Woman mocked and threatened during airport strip search!
VANCOUVER, British Columbia, Canada - July 20, 2010 - Shileen Flynn, 29, had already missed one flight and lost her luggage when she says she found herself in a room at the Vancouver airport, naked and squatting, while two crude border agents strip-searched her.
It was December 2009, days after a suspected al-Qaida member supposedly tried to ignite an explosive device aboard a Detroit-bound flight. Flynn had just returned home to Vancouver from a trip to Seattle, and was on her way to Palma de Mallorca, Spain, to start a new job as a public relations officer.
She was a day behind schedule, having missed her flight from the U.S. the night before, and had to catch the next plane to Germany so she could then catch a flight to Spain and start work the next morning. Somewhere along the way, the airline lost her luggage.
She was talking to her mom on a pay phone when a Canada Border Services Agency (CBSA) officer approached her.
“All of a sudden, the guy comes over to me and says, 'Can I talk to you?' I said, 'Of course, why not?'” said Flynn.

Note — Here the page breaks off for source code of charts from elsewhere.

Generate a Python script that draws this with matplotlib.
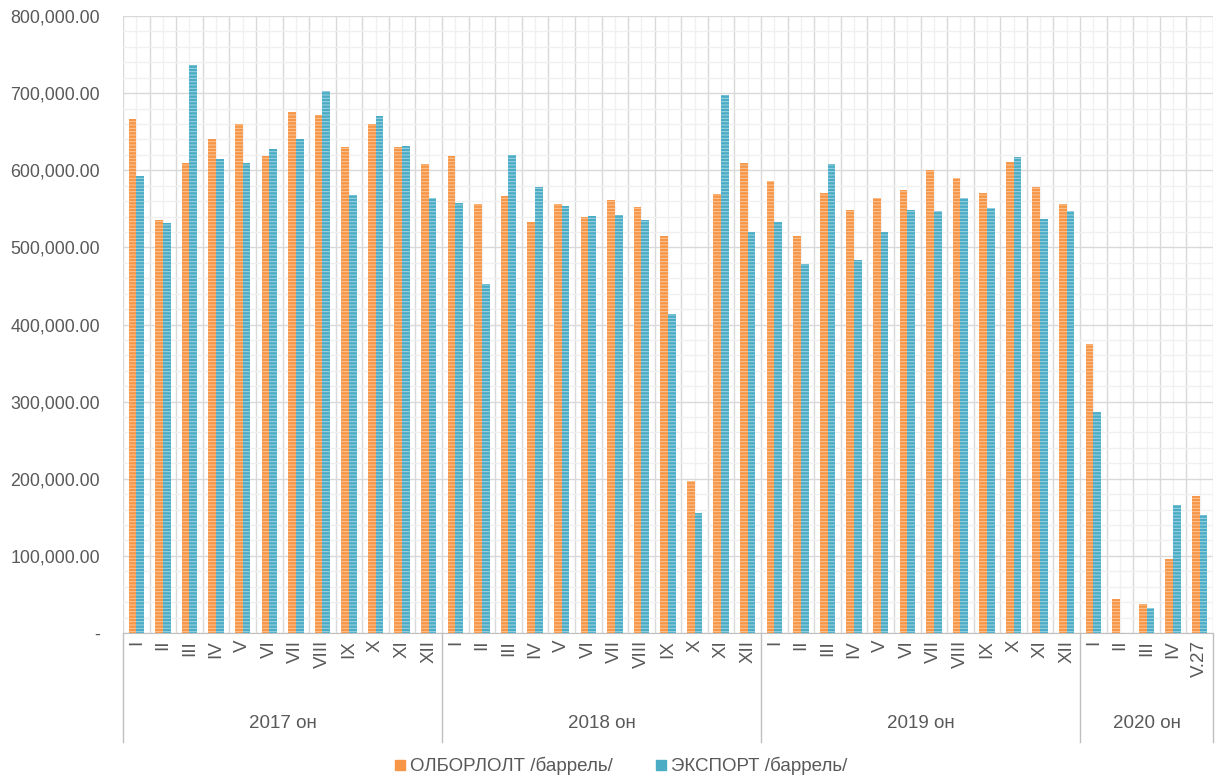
import matplotlib
matplotlib.use("Agg")

import numpy as np
import matplotlib.pyplot as plt
import matplotlib.transforms as mtransforms
from matplotlib.lines import Line2D
from matplotlib.ticker import FuncFormatter, MultipleLocator

plt.rcParams['font.family'] = ['Liberation Sans', 'DejaVu Sans']
plt.rcParams['hatch.linewidth'] = 0.7

# data
years = ["2017 он", "2018 он", "2019 он", "2020 он"]
months_per_year = [12, 12, 12, 5]
month_labels = (["I", "II", "III", "IV", "V", "VI", "VII", "VIII", "IX", "X", "XI", "XII"] * 3
                + ["I", "II", "III", "IV", "V.27"])

production = [667000, 536000, 610000, 640000, 660000, 619000, 675000, 672000, 630000, 660000, 630000, 608000,
              619000, 556000, 567000, 533000, 556000, 539000, 562000, 552000, 515000, 197000, 569000, 610000,
              586000, 515000, 570000, 549000, 564000, 574000, 600000, 590000, 570000, 611000, 578000, 556000,
              375000, 44000, 38000, 96000, 178000]
export = [592000, 532000, 737000, 614000, 610000, 628000, 640000, 703000, 568000, 670000, 632000, 564000,
          558000, 452000, 620000, 578000, 554000, 541000, 542000, 535000, 414000, 155000, 698000, 520000,
          533000, 478000, 608000, 483000, 520000, 549000, 547000, 564000, 551000, 617000, 537000, 547000,
          287000, 0, 33000, 166000, 153000]

series_names = ["ОЛБОРЛОЛТ /баррель/", "ЭКСПОРТ /баррель/"]
c_orange, c_orange_h = "#F79646", "#FBC69C"
c_teal, c_teal_h = "#4BACC6", "#A3D4E2"
text_col = "#595959"

W, H = 1225, 782
fig = plt.figure(figsize=(W / 100, H / 100), dpi=100)
left, right, top, bottom = 123, 1213, 16, 633
ax = fig.add_axes([left / W, (H - bottom) / H, (right - left) / W, (bottom - top) / H])

n = len(month_labels)
x = np.arange(n)
bw = 0.29
ax.bar(x - bw / 2, production, bw, color=c_orange, edgecolor=c_orange_h, hatch='-----', linewidth=0, zorder=3)
ax.bar(x + bw / 2, export, bw, color=c_teal, edgecolor=c_teal_h, hatch='-----', linewidth=0, zorder=3)

ax.set_xlim(-0.5, n - 0.5)
ax.set_ylim(0, 800000)

# grid
ax.yaxis.set_major_locator(MultipleLocator(100000))
ax.yaxis.set_minor_locator(MultipleLocator(20000))
ax.set_xticks(np.arange(n + 1) - 0.5)
ax.set_xticks(x, minor=True)
ax.grid(which='major', color='#D9D9D9', linewidth=1.0, zorder=0)
ax.grid(which='minor', color='#F0F0F0', linewidth=1.0, zorder=0)
ax.set_axisbelow(True)

for s in ['top', 'right', 'left']:
    ax.spines[s].set_visible(False)
ax.spines['bottom'].set_color('#BFBFBF')

ax.yaxis.set_major_formatter(FuncFormatter(lambda v, p: "-" if v == 0 else f"{v:,.2f}"))
ax.tick_params(axis='y', which='both', length=0, pad=16.5, labelsize=12.8, labelcolor=text_col)
ax.tick_params(axis='x', which='both', length=0, labelbottom=False)

# month labels and year groups
trans = mtransforms.blended_transform_factory(ax.transData, ax.transAxes)
ph = bottom - top
for i, lab in enumerate(month_labels):
    ax.text(i, -7 / ph, lab, rotation=90, ha='center', va='top', fontsize=13.5,
            color=text_col, transform=trans)

start = 0
bounds = [0]
for yr, m in zip(years, months_per_year):
    ax.text(start + m / 2 - 0.5, -91 / ph, yr, ha='center', va='center', fontsize=13.5,
            color=text_col, transform=trans)
    start += m
    bounds.append(start)
for b in bounds:
    ax.plot([b - 0.5, b - 0.5], [0, -(742 - bottom) / ph], color='#BFBFBF', linewidth=1.0,
            transform=trans, clip_on=False)

handles = [Line2D([], [], marker='s', linestyle='none', markersize=7, color=c_orange),
           Line2D([], [], marker='s', linestyle='none', markersize=7, color=c_teal)]
fig.legend(handles, series_names, loc='center', bbox_to_anchor=(620 / W, 1 - 766 / H), ncol=2,
           frameon=False, fontsize=13.5, labelcolor=text_col, handletextpad=0.1,
           columnspacing=2.2, handlelength=0.8)

fig.savefig("out.png", dpi=100)
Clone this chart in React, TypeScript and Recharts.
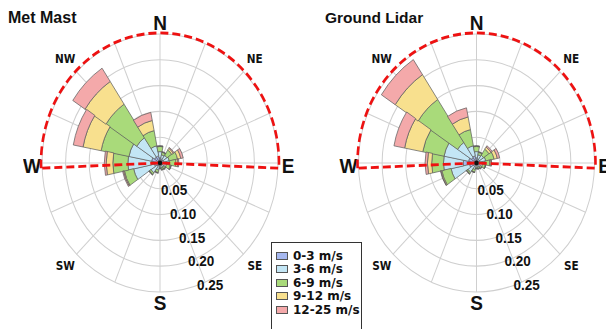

She said he asked her where she was travelling and why she was using a pay phone. He told her to take off her sunglasses so he could see her eyes. She slipped them off, looked at the officer, and then pushed them back down. His tone became aggressive, she said.
“He said, 'No take your sunglasses off!'” said Flynn.
As he searched her carry-on bag and asked more questions, a bystander offered her a card for a lawyer, but the officer sent him away, Flynn alleges.
More officers arrived with a police dog who walked up to Flynn, sniffed her, walked away, came back over to her again, hesitated a moment, then left.
Then they brought her to a room with two female CBSA officers for a strip search.
Flynn - a frequent traveller who has been strip-searched twice before - said this time was different. She said the women made her bend over a table, open her legs, and squat and cough. They asked her personal questions, like when she last had sex, Flynn said.
She fought back tears throughout the ordeal.
“I thought, if I start crying, they're gonna think I'm guilty,” she said.
“As soon as they finished the strip search, I started bawling.”
One guard told her if she didn't stop crying, she'd be detained, Flynn said. When she explained why she was crying, Flynn said a guard piped up, “How do you think I feel? I just had lunch. You make me feel sick.”